- _Set task_
Write out word for word each line of the records, beginning at the first and stopping after the line with "orange_hi = (1.0, 0.995, 0.99)". Leave the pictures out.

Records contained in a dataset
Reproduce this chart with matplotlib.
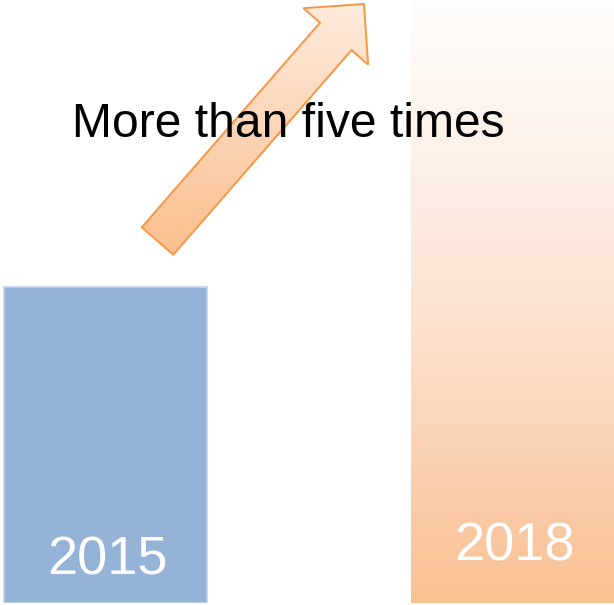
import matplotlib.pyplot as plt
import numpy as np
from matplotlib.patches import FancyArrow
from matplotlib.colors import LinearSegmentedColormap

years = ["2015", "2018"]
values = [1.0, 1.91]
note = "More than five times"

blue = "#95B3D7"
orange_lo = (249/255, 192/255, 146/255)
orange_hi = (1.0, 0.995, 0.99)

fig = plt.figure(figsize=(6.14, 6.05), dpi=100)
ax = fig.add_axes([0, 2/605, 1, 603/605])
x = np.arange(len(years))
bars = ax.bar(x, values, width=0.5, color=[blue, "none"],
              edgecolor=["#BFD2EA", "none"], linewidth=1.2)
ax.set_xlim(-0.2592, 1.2494)
ax.set_ylim(0, values[1])
ax.axis("off")

# gradient fill for the 2018 bar
b = bars[1]
cmap = LinearSegmentedColormap.from_list("org", [orange_lo, (252/255, 228/255, 212/255), orange_hi])
grad = np.linspace(0, 1, 256).reshape(-1, 1)
im = ax.imshow(grad, extent=(b.get_x(), b.get_x() + b.get_width(), 0, b.get_height()),
               origin="lower", cmap=cmap, aspect="auto", zorder=1)
im.set_clip_path(b)

label_y = [0.135, 0.18]
for xi, yr, ly in zip(x, years, label_y):
    ax.text(xi + 0.005, ly, yr, ha="center", va="center", color="white",
            fontsize=39, family="Liberation Sans", zorder=3)

# overlay in pixel units for the arrow and note
ov = fig.add_axes([0, 0, 1, 1])
ov.set_xlim(0, 614)
ov.set_ylim(605, 0)
ov.axis("off")
ov.patch.set_alpha(0)

x0, y0 = 157.5, 241
x1, y1 = 364, 4
arr = FancyArrow(x0, y0, x1 - x0, y1 - y0, width=41.8, head_width=85.8,
                 head_length=43, length_includes_head=True,
                 facecolor="none", edgecolor="#F79646", linewidth=1.4, zorder=3)
ov.add_patch(arr)
cmap2 = LinearSegmentedColormap.from_list("arr", [(250/255, 190/255, 140/255), (253/255, 236/255, 222/255)])
g = ov.imshow(np.linspace(0, 1, 256).reshape(-1, 1), extent=(130, 380, 260, 0),
              origin="lower", cmap=cmap2, aspect="auto", zorder=2)
g.set_clip_path(arr)

ov.text(288, 137, note, ha="center", va="baseline", fontsize=34.6,
        family="Liberation Sans", color="black", zorder=4)

fig.savefig("out.png", dpi=100)
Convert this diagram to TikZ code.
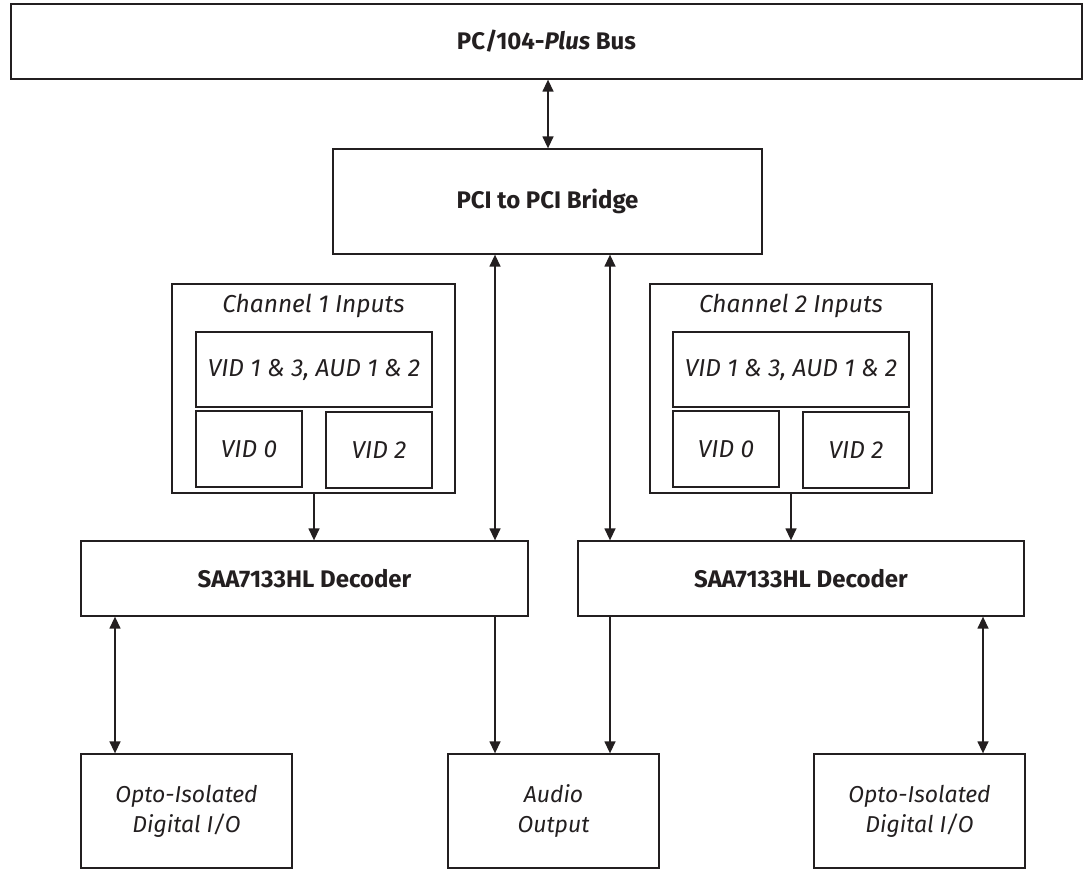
\documentclass[tikz,border=0pt]{standalone}
\usepackage{fontspec}
\setmainfont{Fira Sans}
\usetikzlibrary{arrows.meta}
\definecolor{ink}{HTML}{231F20}
\begin{document}
\begin{tikzpicture}[x=1pt,y=-1pt,
  box/.style={draw=ink,line width=1.3pt,inner sep=0pt,text=ink,align=center},
  boldtxt/.style={font=\fontsize{24}{28}\selectfont\bfseries},
  itxt/.style={font=\fontsize{24.5}{30}\selectfont\itshape},
  btxt/.style={font=\fontsize{23}{30}\selectfont\itshape},
  conn/.style={draw=ink,line width=1.4pt},
  tip/.style={-{Triangle[length=12pt,width=11pt]}},
  tips/.style={{Triangle[length=12pt,width=11pt]}-{Triangle[length=12pt,width=11pt]}}]
\useasboundingbox (0,0) rectangle (1085,869);
% boxes
\node[box,boldtxt,minimum width=1071pt,minimum height=75pt] (bus) at (546.5,41.5) {PC/104-\textit{Plus} Bus};
\node[box,boldtxt,minimum width=429pt,minimum height=105pt] (bridge) at (547.5,201.5) {PCI to PCI Bridge};
% channel 1
\node[box,minimum width=283pt,minimum height=209pt] (ch1) at (313.5,388.5) {};
\node[itxt,text=ink,inner sep=0pt] (ch1t) at (313.5,306) {Channel 1 Inputs};
\node[box,itxt,minimum width=236pt,minimum height=75pt] (ch1a) at (314,369.5) {VID 1 \& 3, AUD 1 \& 2};
\node[box,itxt,minimum width=106pt,minimum height=76pt] (ch1b) at (249,449) {VID 0};
\node[box,itxt,minimum width=106pt,minimum height=76pt] (ch1c) at (379,450) {VID 2};
% channel 2
\node[box,minimum width=282pt,minimum height=209pt] (ch2) at (791,388.5) {};
\node[itxt,text=ink,inner sep=0pt] (ch2t) at (791,306) {Channel 2 Inputs};
\node[box,itxt,minimum width=236pt,minimum height=75pt] (ch2a) at (791,369.5) {VID 1 \& 3, AUD 1 \& 2};
\node[box,itxt,minimum width=106pt,minimum height=76pt] (ch2b) at (726,449) {VID 0};
\node[box,itxt,minimum width=106pt,minimum height=76pt] (ch2c) at (856,450) {VID 2};
% decoders
\node[box,boldtxt,minimum width=447pt,minimum height=75pt] (decl) at (304.5,578.5) {SAA7133HL Decoder};
\node[box,boldtxt,minimum width=446pt,minimum height=75pt] (decr) at (801,578.5) {SAA7133HL Decoder};
% bottom
\node[box,btxt,minimum width=211pt,minimum height=114pt] (diol) at (186.5,811) {Opto-Isolated\\Digital I/O};
\node[box,btxt,minimum width=211pt,minimum height=114pt] (audio) at (553.5,811) {Audio\\Output};
\node[box,btxt,minimum width=211pt,minimum height=114pt] (dior) at (919.5,811) {Opto-Isolated\\Digital I/O};
% connector x positions
\coordinate (xa) at (548,0);
\coordinate (xb) at (495,0);
\coordinate (xc) at (610,0);
\coordinate (xd) at (314,0);
\coordinate (xe) at (791,0);
\coordinate (xf) at (115,0);
\coordinate (xg) at (983,0);
% connectors
\draw[conn,tips] (bus.south -| xa) -- (bridge.north -| xa);
\draw[conn,tips] (bridge.south -| xb) -- (decl.north -| xb);
\draw[conn,tips] (bridge.south -| xc) -- (decr.north -| xc);
\draw[conn,tip] (ch1.south -| xd) -- (decl.north -| xd);
\draw[conn,tip] (ch2.south -| xe) -- (decr.north -| xe);
\draw[conn,tips] (decl.south -| xf) -- (diol.north -| xf);
\draw[conn,tip] (decl.south -| xb) -- (audio.north -| xb);
\draw[conn,tip] (decr.south -| xc) -- (audio.north -| xc);
\draw[conn,tips] (decr.south -| xg) -- (dior.north -| xg);
\end{tikzpicture}
\end{document}
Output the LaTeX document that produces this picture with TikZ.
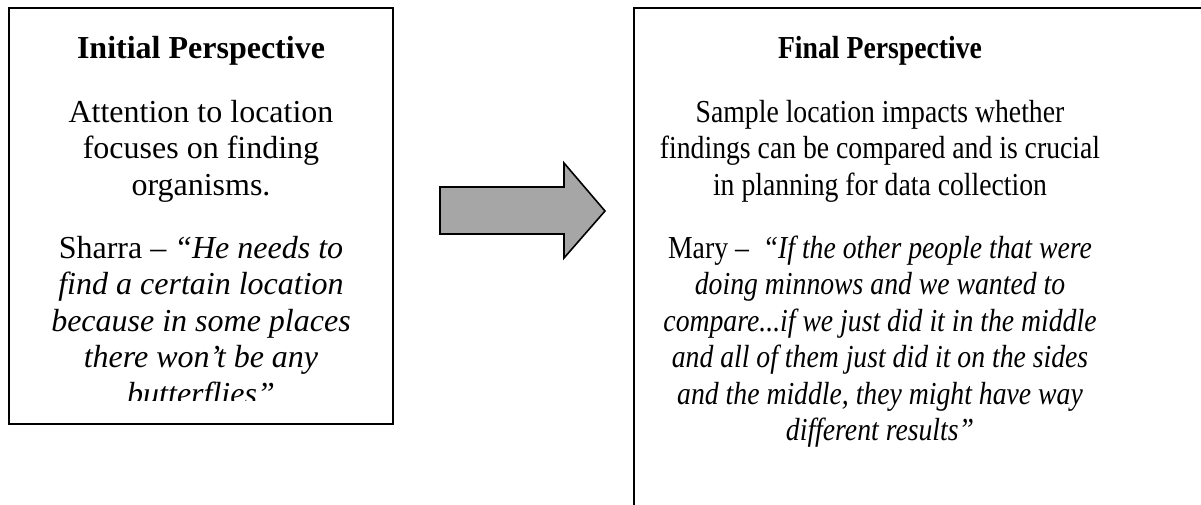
\documentclass[tikz,border=0pt]{standalone}
\usepackage{fontspec}
\setmainfont{Liberation Serif}
\begin{document}
\begin{tikzpicture}[x=1pt,y=-1pt,
  txt/.style={anchor=base,inner sep=0pt,font=\fontsize{32}{36.5}\selectfont},
  ttl/.style={txt,font=\fontsize{32}{36.5}\selectfont\bfseries},
  frame/.style={draw=black,line width=2.2pt},
  bigarrow/.style={draw=black,line width=1.6pt,fill=arrowgray,line join=miter}]
\definecolor{arrowgray}{HTML}{A6A6A6}
\useasboundingbox (0,0) rectangle (1201,504);
% left box
\draw[frame] (9,8) rectangle (393,424);
\node[ttl] (lt) at (201,58) {Initial Perspective};
\node[txt] (l1) at (201,122) {Attention to location};
\node[txt] (l2) at (201,158.5) {focuses on finding};
\node[txt] (l3) at (201,195) {organisms.};
\begin{scope}
\clip (9,8) rectangle (393,400);
\node[txt] (q1) at (201,258) {Sharra – \textit{“He needs to}};
\node[txt] (q2) at (201,294.5) {\textit{find a certain location}};
\node[txt] (q3) at (201,331) {\textit{because in some places}};
\node[txt] (q4) at (201,367.5) {\textit{there won’t be any}};
\node[txt] (q5) at (201,404) {\textit{butterflies”}};
\end{scope}
% arrow
\draw[bigarrow] (440,187) -- (564,187) -- (564,163) -- (605,211) -- (564,258) -- (564,234) -- (440,234) -- cycle;
% right box
\draw[frame] (1203,8) -- (634,8) -- (634,506);
\begin{scope}[shift={(880,0)},xscale=0.866,every node/.append style={transform shape}]
\node[ttl] (rt) at (0,58) {Final Perspective};
\node[txt] (r1) at (0,122) {Sample location impacts whether};
\node[txt] (r2) at (0,158.5) {findings can be compared and is crucial};
\node[txt] (r3) at (0,195) {in planning for data collection};
\node[txt] (m1) at (0,258) {Mary – \ \textit{“If the other people that were}};
\node[txt] (m2) at (0,294.5) {\textit{doing minnows and we wanted to}};
\node[txt] (m3) at (0,331) {\textit{compare...if we just did it in the middle}};
\node[txt] (m4) at (0,367.5) {\textit{and all of them just did it on the sides}};
\node[txt] (m5) at (0,404) {\textit{and the middle, they might have way}};
\node[txt] (m6) at (0,440.5) {\textit{different results”}};
\end{scope}
\end{tikzpicture}
\end{document}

- _Response below_
Reproduce this chart with matplotlib.
import matplotlib.pyplot as plt
import numpy as np
from matplotlib.patches import FancyArrow
from matplotlib.colors import LinearSegmentedColormap

years = ["2015", "2018"]
values = [1.0, 1.91]
note = "More than five times"

blue = "#95B3D7"
orange_lo = (249/255, 192/255, 146/255)
orange_hi = (1.0, 0.995, 0.99)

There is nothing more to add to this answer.